Two more KTDA officials resign as probe continues

Kenya Tea Development Agency (KTDA) chairman David Muni Ichoho. FILE PHOTO | LUCY WANJIRU | NMG

What you need to know:

  • KTDA services managing director Alfred Njagi and finance and strategy director Benson Ngari are the latest high-ranking officials to have resigned from their roles.
  • KTDA chairman David Ichoho confirmed to the Business Daily that the two officials opted to leave the company before the outcome of the ongoing probe.
  • The resignation of the three now leaves only two officials out of the five that were suspended, battling the court cases with the new management over their suspension.

Two more top officials at the Kenya Tea Development Agency (KTDA) have resigned even as the probe on alleged malpractices by the former management is going on.

KTDA services managing director Alfred Njagi and finance and strategy director Benson Ngari are the latest high-ranking officials to have resigned from their roles.

They joined chief executive officer Lerionka Tiampati who quit in September last year.
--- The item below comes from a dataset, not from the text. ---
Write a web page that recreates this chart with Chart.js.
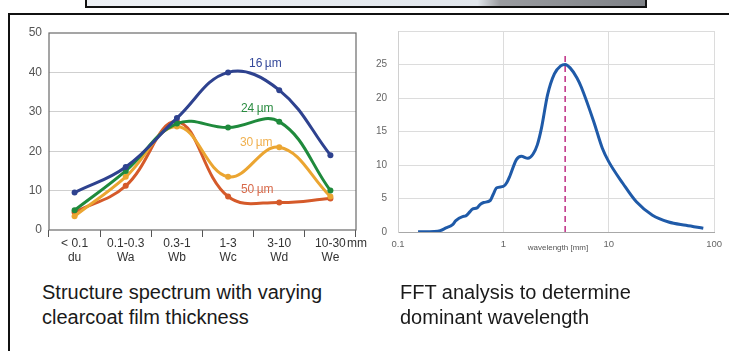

KTDA chairman David Ichoho confirmed to the Business Daily that the two officials opted to leave the company before the outcome of the ongoing probe.

“The finance and managing director KTDA Services have so far resigned from their roles,” said Mr Ichoho.

The resignation of the three now leaves only two officials out of the five that were suspended, battling the court cases with the new management over their suspension.

The officials were suspended last year in June after the new management took over the control of the agency amid a fierce fight between the government-backed team and the former officials of the company.

The new management at KTDA is part of the reforms by the government in overhauling the agency in order to seal the corruption loopholes that the State said was subjecting farmers to low prices.

Prior to their suspension, the price of tea at the auction had dropped to a 10-year low forcing the government to introduce a minimum price to safeguard farmers’ earnings.

The board is currently undertaking a forensic audit including review of procurement contracts to ascertain value for money and determine if the services and goods were obtained within the market benchmarks.

Mr Ichoho said the audit is nearly complete and that a few factories had requested a two-week extension in order to complete the exercise. “We are almost done with the forensic audit and only a couple of factories have requested for additional time to complete the process,” he said.

The ousted officials have filed cases challenging the election of the new board, which was inaugurated by Agriculture Cabinet Secretary Peter Munya last year.